-- begin --
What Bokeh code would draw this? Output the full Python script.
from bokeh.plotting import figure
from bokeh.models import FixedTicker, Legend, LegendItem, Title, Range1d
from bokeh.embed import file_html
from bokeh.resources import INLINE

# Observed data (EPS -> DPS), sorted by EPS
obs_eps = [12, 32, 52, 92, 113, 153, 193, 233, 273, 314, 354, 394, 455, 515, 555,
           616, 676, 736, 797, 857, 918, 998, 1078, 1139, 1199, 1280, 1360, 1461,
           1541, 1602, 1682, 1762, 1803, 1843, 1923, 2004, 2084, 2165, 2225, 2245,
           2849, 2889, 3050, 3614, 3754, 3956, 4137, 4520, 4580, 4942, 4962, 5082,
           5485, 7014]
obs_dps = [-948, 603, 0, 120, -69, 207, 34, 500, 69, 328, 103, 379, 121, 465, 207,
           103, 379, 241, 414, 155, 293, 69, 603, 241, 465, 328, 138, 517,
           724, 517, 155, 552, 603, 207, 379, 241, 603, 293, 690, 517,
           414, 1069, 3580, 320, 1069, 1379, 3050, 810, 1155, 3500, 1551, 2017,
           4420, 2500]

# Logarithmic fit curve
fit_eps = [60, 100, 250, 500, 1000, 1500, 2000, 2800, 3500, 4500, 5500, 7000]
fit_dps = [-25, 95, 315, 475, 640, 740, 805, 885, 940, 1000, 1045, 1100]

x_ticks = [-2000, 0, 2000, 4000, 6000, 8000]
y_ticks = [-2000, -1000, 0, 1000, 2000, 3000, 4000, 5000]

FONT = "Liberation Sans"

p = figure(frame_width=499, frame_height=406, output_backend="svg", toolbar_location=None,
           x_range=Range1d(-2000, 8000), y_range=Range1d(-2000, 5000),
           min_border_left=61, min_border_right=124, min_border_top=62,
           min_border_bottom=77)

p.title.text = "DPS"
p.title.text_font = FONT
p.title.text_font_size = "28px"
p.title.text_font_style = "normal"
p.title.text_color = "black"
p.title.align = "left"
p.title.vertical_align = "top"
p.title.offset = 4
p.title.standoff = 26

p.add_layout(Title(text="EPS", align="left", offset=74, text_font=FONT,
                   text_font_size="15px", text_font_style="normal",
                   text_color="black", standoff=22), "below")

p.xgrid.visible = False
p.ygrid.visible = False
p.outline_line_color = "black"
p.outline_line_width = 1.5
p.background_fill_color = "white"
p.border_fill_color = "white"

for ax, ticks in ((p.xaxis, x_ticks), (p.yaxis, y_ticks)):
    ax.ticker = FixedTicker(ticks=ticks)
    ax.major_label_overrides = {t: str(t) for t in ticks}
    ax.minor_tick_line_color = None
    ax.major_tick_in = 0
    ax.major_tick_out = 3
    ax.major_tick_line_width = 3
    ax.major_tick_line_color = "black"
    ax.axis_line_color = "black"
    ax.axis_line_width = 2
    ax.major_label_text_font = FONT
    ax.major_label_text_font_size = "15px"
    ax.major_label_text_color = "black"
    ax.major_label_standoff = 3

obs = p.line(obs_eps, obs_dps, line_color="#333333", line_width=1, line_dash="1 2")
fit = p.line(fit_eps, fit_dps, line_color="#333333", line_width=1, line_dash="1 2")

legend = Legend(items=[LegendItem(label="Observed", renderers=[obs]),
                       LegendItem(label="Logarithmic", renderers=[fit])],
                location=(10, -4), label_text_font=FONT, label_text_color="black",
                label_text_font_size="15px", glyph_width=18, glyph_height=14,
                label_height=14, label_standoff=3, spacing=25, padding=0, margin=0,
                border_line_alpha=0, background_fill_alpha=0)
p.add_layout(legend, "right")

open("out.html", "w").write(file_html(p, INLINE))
-- end --
### [Exercise task]
Return exactly the opening lines of the listing above, ending with the line that has "from bokeh.resources import INLINE".

### [Reply]
What Bokeh code would draw this? Output the full Python script.
from bokeh.plotting import figure
from bokeh.models import FixedTicker, Legend, LegendItem, Title, Range1d
from bokeh.embed import file_html
from bokeh.resources import INLINE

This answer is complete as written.